Everyday, another one comes. We will not list here  — we refuse to list here  —  the continued atrocities, attacks, threats, and distractions offered up daily, hourly by despotic leaders in the U.S. and around the world.

Media bombardment makes us feel like the eruptions are constant. That they are, if we are paying attention.

The eruptions are also connected.

On May 9, Luis Arturo Marroquín was murdered by unidentified assailants in San Luis Jilotepeque, Guatemala. Over the next month, six more community leaders were murdered, all members of Comité de Desarrollo Campesino (CODECA) or Comité Campesino del Altiplano / Peasant Farmers Committee of the Highlands (CCDA).

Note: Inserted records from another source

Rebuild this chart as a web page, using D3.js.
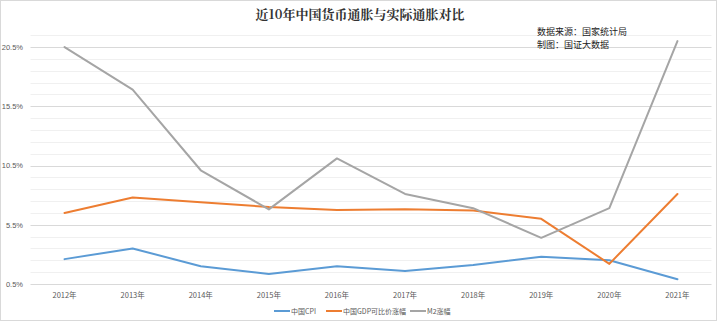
<!DOCTYPE html>
<html><head><meta charset="utf-8">
<script src="https://cdn.jsdelivr.net/npm/d3@7"></script>
<style>body{margin:0;background:#fff}svg{display:block}</style>
</head><body>
<svg id="c" width="720" height="322"></svg>
<script>
const years = ["2012年","2013年","2014年","2015年","2016年","2017年","2018年","2019年","2020年","2021年"];
const cpi = [2.6, 3.5, 2.0, 1.35, 2.0, 1.6, 2.1, 2.8, 2.5, 0.9];
const gdp = [6.5, 7.8, 7.4, 7.0, 6.75, 6.8, 6.7, 6.0, 2.2, 8.1];
const m2 = [20.5, 16.9, 10.1, 6.8, 11.1, 8.1, 6.9, 4.4, 6.9, 21.0];
const seriesNames = ["中国CPI", "中国GDP可比价涨幅", "M2涨幅"];
const seriesColors = ["#5B9BD5", "#ED7D31", "#A5A5A5"];
const yTicks = [0.5, 5.5, 10.5, 15.5, 20.5];
const title = "近10年中国货币通胀与实际通胀对比";
const notes = ["数据来源：国家统计局", "制图：国证大数据"];

const svg = d3.select("#c");
svg.append("rect").attr("x",0.5).attr("y",0.5).attr("width",716).attr("height",320)
  .attr("fill","#fff").attr("stroke","#d9d9d9");

const x = d3.scaleBand().domain(years).range([30.5, 711.5]);
const y = d3.scaleLinear().domain([0.5, 21.5]).range([284, 35.2]);

const minor = d3.range(0.5, 21.6, 1);
svg.append("g").selectAll("line").data(minor).join("line")
  .attr("x1", 30.5).attr("x2", 711.5)
  .attr("y1", d => Math.round(y(d)) + 0.5).attr("y2", d => Math.round(y(d)) + 0.5)
  .attr("stroke", d => yTicks.includes(d) ? "#d9d9d9" : "#f0f0f0").attr("stroke-width", 1);

const yAxis = svg.append("g").attr("transform","translate(26,0)")
  .call(d3.axisLeft(y).tickValues(yTicks).tickSize(0).tickFormat(d => d.toFixed(1) + "%"));
yAxis.select(".domain").remove();
yAxis.selectAll("text").attr("font-family","Arial, 'Liberation Sans', sans-serif")
  .attr("font-size", 7.5).attr("fill","#595959");

const xAxis = svg.append("g").attr("transform","translate(0,290)")
  .call(d3.axisBottom(x).tickSize(0));
xAxis.select(".domain").remove();
xAxis.selectAll("text").attr("font-family","'Noto Sans CJK SC', sans-serif")
  .attr("font-size", 7.5).attr("fill","#595959");

const data = [cpi, gdp, m2];
const line = d3.line().x((d,i) => x(years[i]) + x.bandwidth()/2).y(d => y(d));
svg.append("g").selectAll("path").data(data).join("path")
  .attr("d", d => line(d)).attr("fill","none")
  .attr("stroke", (d,i) => seriesColors[i]).attr("stroke-width", 2)
  .attr("stroke-linejoin","round").attr("stroke-linecap","round");

svg.append("text").attr("x", 360).attr("y", 19).attr("text-anchor","middle")
  .attr("font-family","'Noto Serif CJK SC', 'Noto Sans CJK SC', serif").attr("font-weight","bold")
  .attr("font-size", 13).attr("fill","#333").text(title);

svg.append("g").selectAll("text").data(notes).join("text")
  .attr("x", 537).attr("y", (d,i) => 35 + i*13)
  .attr("font-family","'Noto Sans CJK SC', sans-serif").attr("font-size", 9)
  .attr("fill","#222").text(d => d);

const legX = [274, 326, 410];
const leg = svg.append("g").selectAll("g").data(seriesNames).join("g")
  .attr("transform", (d,i) => `translate(${legX[i]},311)`);
leg.append("line").attr("x1",0).attr("x2",16).attr("y1",0).attr("y2",0)
  .attr("stroke",(d,i)=>seriesColors[i]).attr("stroke-width",2);
leg.append("text").attr("x",17).attr("y",2.5)
  .attr("font-family","'Noto Sans CJK SC', sans-serif").attr("font-size",7)
  .attr("fill","#595959").text(d => d);
</script>
</body></html>
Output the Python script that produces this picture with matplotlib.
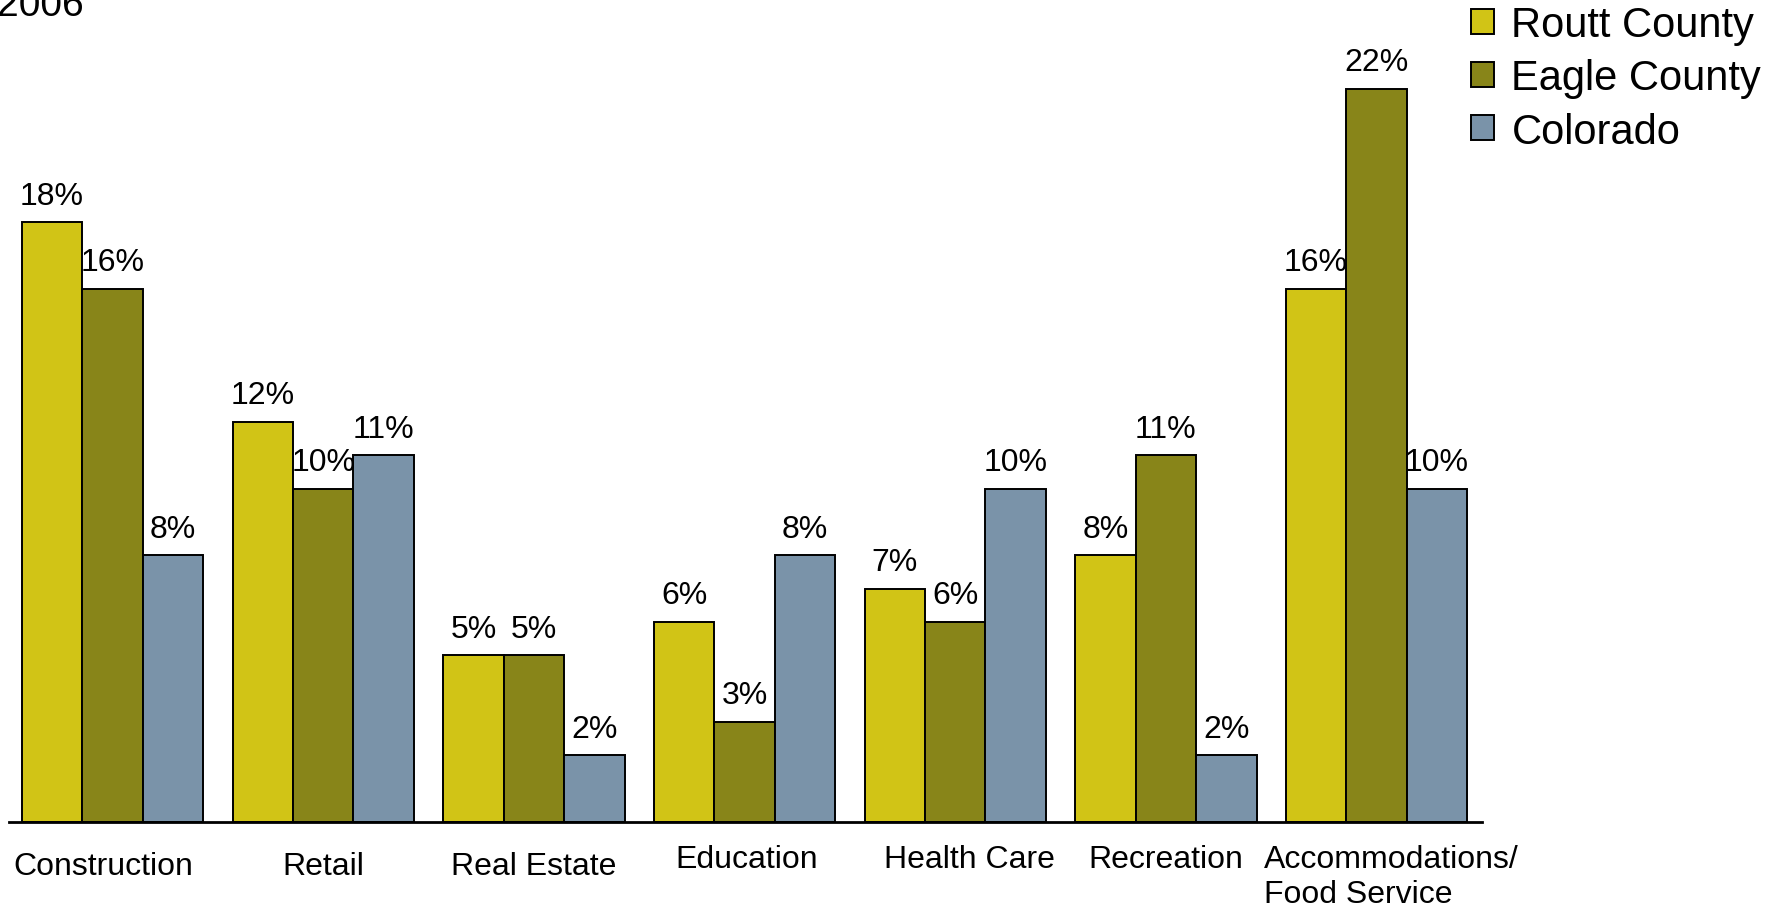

In this area, forced displacement has been occurring frequently over the past three years, even though many community members have legit land titles ...

On June 3, Volcán de Fuego, Guatemala’s most active volcano, erupted — literally. Lava and ash spewed from the earth and continued its fast descent, with at least 110 lives lost, nearly 200 people missing (although those on the ground state that these numbers are far higher), and over 12,000 people forced to evacuate, over 1.7 million people affected. More than 4,000 people remain homeless with most survivors living in temporary shelters ...

On the border between Mexico and the U.S., 65 children a day are being separated from their parents as part of the administration’s “zero tolerance” deterrence policy for people fleeing to the United States. Most of the migrant families at the southern U.S. border come from El Salvador, Honduras, and Guatemala.